Twisted compactifications of 3d N = 4 theories and conformal blocks

TL;DR

This work proposes a framework in which 3d N=4 theories compactified on a Riemann surface are associated with non-unitary vertex operator algebras whose conformal blocks reproduce spaces of supersymmetric ground states, linking to Geometric Langlands via duality kernels. Central to the construction are the H- and C-twists, realized respectively by symplectic-boson and fermionic-current VOAs, and the coset/BRST formalisms that define the A_H[T] and A_C[T] algebras. The paper develops extensive free-hypermultiplet and Abelian examples, and then non-Abelian unitary quivers, to reveal IR symmetry enhancements in the VOAs that mirror the known IR enhancements of the gauge theories, including T[SU(N)] and related theories. The results provide concrete VOA-based descriptions of ground-state spaces, D-module/sheaf structures over moduli spaces of bundles and flat connections, and a path toward a geometric Langlands interpretation of 3d gauge theories via conformal blocks of these VOAs.

Abstract

Three-dimensional N = 4 supersymmetric quantum field theories admit two topological twists, the Rozansky-Witten twist and its mirror. Either twist can be used to define a supersymmetric compactification on a Riemann surface and a corre- sponding space of supersymmetric ground states. These spaces of ground states can play an interesting role in the Geometric Langlands program. We propose a description of these spaces as conformal blocks for certain non-unitary Vertex Operator Algebras and test our conjecture in some important examples. The two VOAs can be constructed respectively from a UV Lagrangian description of the N = 4 theory or of its mirror. We further conjecture that the VOAs associated to an N = 4 SQFT inherit properties of the theory which only emerge in the IR, such as enhanced global symmetries.

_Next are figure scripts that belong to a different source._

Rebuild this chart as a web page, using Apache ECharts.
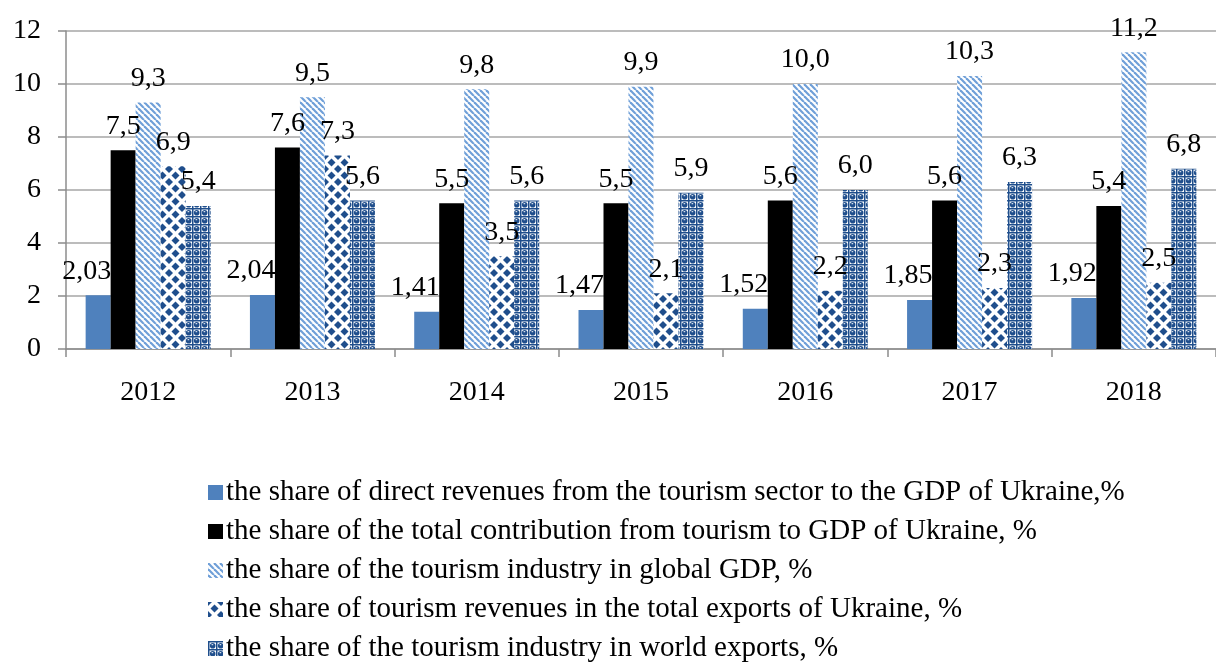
<!DOCTYPE html>
<html>
<head>
<meta charset="utf-8">
<script src="https://cdn.jsdelivr.net/npm/echarts@6/dist/echarts.min.js"></script>
<style>
html,body{margin:0;padding:0;background:#fff;}
#main{width:1216px;height:670px;}
</style>
</head>
<body>
<div id="main"></div>
<script>
//数据
var years = ['2012', '2013', '2014', '2015', '2016', '2017', '2018'];
var directShare = [2.03, 2.04, 1.41, 1.47, 1.52, 1.85, 1.92];
var totalShare = [7.5, 7.6, 5.5, 5.5, 5.6, 5.6, 5.4];
var globalGdp = [9.3, 9.5, 9.8, 9.9, 10.0, 10.3, 11.2];
var exportsUa = [6.9, 7.3, 3.5, 2.1, 2.2, 2.3, 2.5];
var worldExports = [5.4, 5.6, 5.6, 5.9, 6.0, 6.3, 6.8];
var seriesNames = [
	'the share of direct revenues from the tourism sector to the GDP of Ukraine,%',
	'the share of the total contribution from tourism to GDP of Ukraine, %',
	'the share of the tourism industry in global GDP, %',
	'the share of tourism revenues in the total exports of Ukraine, %',
	'the share of the tourism industry in world exports, %'
];
var yTicks = [0, 2, 4, 6, 8, 10, 12];

var fontName = '"Liberation Serif", "Times New Roman", serif';
var darkBlue = '#1f4e8c';

//填充图案
function makeTile(size, draw) {
	var c = document.createElement('canvas');
	c.width = size;
	c.height = size;
	draw(c.getContext('2d'), size);
	return c;
}
var stripeTile = makeTile(6, function(ctx, s) {
	ctx.fillStyle = '#fff';
	ctx.fillRect(0, 0, s, s);
	ctx.strokeStyle = '#6f9fd8';
	ctx.lineWidth = 2.2;
	for (var k = -1; k <= 1; k++) {
		ctx.beginPath();
		ctx.moveTo(k * s, 0);
		ctx.lineTo(k * s + s, s);
		ctx.stroke();
	}
});
var diamondTile = makeTile(13, function(ctx, s) {
	ctx.fillStyle = '#fff';
	ctx.fillRect(0, 0, s, s);
	ctx.fillStyle = darkBlue;
	var pts = [[s / 2, s / 2], [0, 0], [s, 0], [0, s], [s, s]];
	for (var i = 0; i < pts.length; i++) {
		var x = pts[i][0], y = pts[i][1], r = 4;
		ctx.beginPath();
		ctx.moveTo(x, y - r);
		ctx.lineTo(x + r, y);
		ctx.lineTo(x, y + r);
		ctx.lineTo(x - r, y);
		ctx.closePath();
		ctx.fill();
	}
});
var circleTile = makeTile(8, function(ctx, s) {
	ctx.fillStyle = '#fff';
	ctx.fillRect(0, 0, s, s);
	ctx.fillStyle = darkBlue;
	ctx.fillRect(0, 0, s, 1.5);
	ctx.fillRect(0, 0, 1.5, s);
	ctx.beginPath();
	ctx.arc(4.7, 4.7, 2.8, 0, Math.PI * 2);
	ctx.fill();
	ctx.fillStyle = '#fff';
	ctx.fillRect(3.6, 3.2, 1.6, 1);
});

function fmt(d) {
	return function(p) {
		return p.value.toFixed(d).replace('.', ',');
	};
}

function barSeries(name, data, color, digits, z) {
	return {
		name: name,
		type: 'bar',
		data: data,
		barWidth: 25,
		barGap: '0%',
		z: z,
		itemStyle: {color: color},
		label: {
			show: true,
			position: 'top',
			distance: 10,
			fontFamily: fontName,
			fontSize: 28,
			color: '#000',
			formatter: fmt(digits)
		}
	};
}

var chart = echarts.init(document.getElementById('main'));
var s1 = barSeries(seriesNames[0], directShare, '#4f81bd', 2, 1);
s1.label.align = 'right';
s1.label.offset = [13, 0];

var option = {
	animation: false,
	backgroundColor: '#fff',
	grid: {left: 66, right: -5, top: 31, bottom: 321},
	legend: {
		orient: 'vertical',
		left: 203,
		top: 473,
		itemWidth: 15,
		itemHeight: 15,
		itemGap: 10,
		icon: 'rect',
		textStyle: {fontFamily: fontName, fontSize: 29, color: '#000', padding: [0, 0, 0, -2]},
		data: seriesNames
	},
	xAxis: {
		type: 'category',
		data: years,
		axisLine: {lineStyle: {color: '#8c8c8c', width: 1.5}},
		axisTick: {show: true, length: 8, lineStyle: {color: '#8c8c8c', width: 1.5}},
		axisLabel: {fontFamily: fontName, fontSize: 28, color: '#000', margin: 30}
	},
	yAxis: {
		type: 'value',
		min: yTicks[0],
		max: yTicks[yTicks.length - 1],
		interval: yTicks[1] - yTicks[0],
		axisLine: {show: true, lineStyle: {color: '#8c8c8c', width: 1.5}},
		axisTick: {show: true, length: 8, lineStyle: {color: '#8c8c8c', width: 1.5}},
		splitLine: {lineStyle: {color: '#a6a6a6', width: 1.5}},
		axisLabel: {fontFamily: fontName, fontSize: 28, color: '#000', margin: 25}
	},
	series: [
		s1,
		barSeries(seriesNames[1], totalShare, '#000', 1, 2),
		barSeries(seriesNames[2], globalGdp, {image: stripeTile, repeat: 'repeat'}, 1, 2),
		barSeries(seriesNames[3], exportsUa, {image: diamondTile, repeat: 'repeat'}, 1, 2),
		barSeries(seriesNames[4], worldExports, {image: circleTile, repeat: 'repeat'}, 1, 2)
	]
};
chart.setOption(option);
</script>
</body>
</html>
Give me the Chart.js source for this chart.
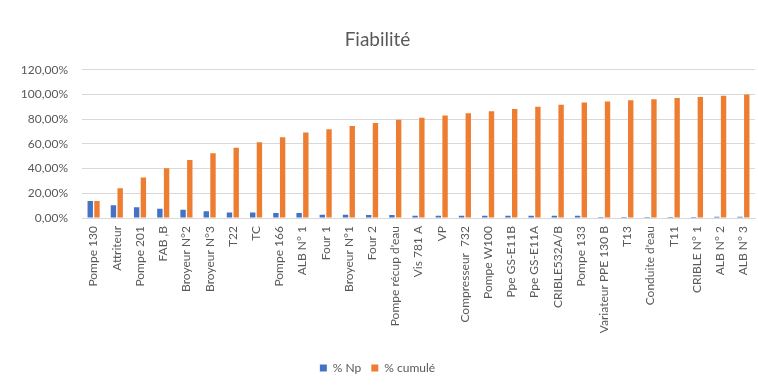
<!DOCTYPE html>
<html>
<head>
<meta charset="utf-8">
<script src="https://cdn.jsdelivr.net/npm/chart.js@4/dist/chart.umd.min.js"></script>
<style>
  html, body { margin: 0; padding: 0; background: #fff; }
  #wrap { width: 758px; height: 385px; position: relative; }
</style>
</head>
<body>
<div id="wrap"><canvas id="fiab"></canvas></div>
<script>
// Pareto de fiabilité : part de chaque équipement et cumul
const equipements = [
  'Pompe 130', 'Attriteur', 'Pompe 201', 'FAB ,B', 'Broyeur N°2', 'Broyeur N°3',
  'T22', 'TC', 'Pompe 166', 'ALB N° 1', 'Four 1', 'Broyeur N°1', 'Four 2',
  "Pompe récup d'eau", 'Vis 781 A', 'VP', 'Compresseur  732', 'Pompe W100',
  'Ppe GS-E11B', 'Ppe GS-E11A', 'CRIBLE532A/B', 'Pompe 133', 'Variateur PPE 130 B',
  'T13', "Conduite d'eau", 'T11', 'CRIBLE N° 1', 'ALB N° 2', 'ALB N° 3'
]
const pctNp = [
  13.8, 10.3, 8.7, 7.5, 6.7, 5.4, 4.5, 4.4, 4.0, 4.0,
  2.6, 2.6, 2.5, 2.5, 1.75, 1.75, 1.75, 1.75, 1.75, 1.75,
  1.75, 1.75, 0.9, 0.9, 0.9, 0.9, 0.9, 1.0, 1.0
]
const pctCumul = [
  13.8, 24.1, 32.8, 40.3, 47.0, 52.4, 56.9, 61.3, 65.3, 69.3,
  71.9, 74.5, 77.0, 79.5, 81.25, 83.0, 84.75, 86.5, 88.25, 90.0,
  91.75, 93.5, 94.4, 95.3, 96.2, 97.1, 98.0, 99.0, 100.0
]
const yTicks = [0, 20, 40, 60, 80, 100, 120]

const grey = '#595959'
const font = 'Lato, "Open Sans", sans-serif'

function fmtPct (v) {
  return v.toFixed(2).replace('.', ',') + '%'
}

new Chart(document.getElementById('fiab'), {
  type: 'bar',
  data: {
    labels: equipements,
    datasets: [
      { label: '% Np', data: pctNp, backgroundColor: '#4472C4' },
      { label: '% cumulé', data: pctCumul, backgroundColor: '#ED7D31' }
    ]
  },
  options: {
    responsive: true,
    maintainAspectRatio: false,
    animation: false,
    categoryPercentage: 0.58,
    barPercentage: 0.8,
    layout: { padding: { left: 0, right: 3, top: 16, bottom: 1 } },
    plugins: {
      title: {
        display: true,
        text: 'Fiabilité',
        color: grey,
        font: { family: font, size: 19, weight: 'normal' },
        padding: { top: 12, bottom: 19 }
      },
      legend: {
        position: 'bottom',
        labels: {
          color: grey,
          font: { family: font, size: 12 },
          boxWidth: 7,
          boxHeight: 7,
          padding: 10
        }
      },
      tooltip: { enabled: false }
    },
    scales: {
      x: {
        grid: { display: false, drawTicks: false },
        border: { color: '#d9d9d9' },
        afterFit: axis => {
          axis.height = 134
          axis.paddingLeft = 0
          axis.paddingRight = 0
        },
        ticks: {
          color: grey,
          font: { family: font, size: 12 },
          minRotation: 90,
          maxRotation: 90,
          autoSkip: false,
          padding: 8
        }
      },
      y: {
        min: 0,
        max: 120,
        afterBuildTicks: axis => { axis.ticks = yTicks.map(v => ({ value: v })) },
        afterFit: axis => { axis.width = 82 },
        grid: { color: '#d9d9d9', drawTicks: false },
        border: { display: false },
        ticks: {
          color: grey,
          font: { family: font, size: 12 },
          padding: 14,
          callback: v => fmtPct(v)
        }
      }
    }
  }
})
</script>
</body>
</html>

Thus knowledge of the VOAs should allow one to compute the spaces of supersymmetric ground states for a theory coupled to supersymmetric background connections for the full symmetry group of the IR SCFT. In particular, we propose a conformal field theory description of the spaces of ground states for the T[SU(N)] theories. These theories play a role of S-duality kernel in maximally supersymmetric SU(N) gauge theory and thus the corresponding spaces of supersymmetric ground states should provide a kernel for the Geometric Langlands duality for special unitary groups.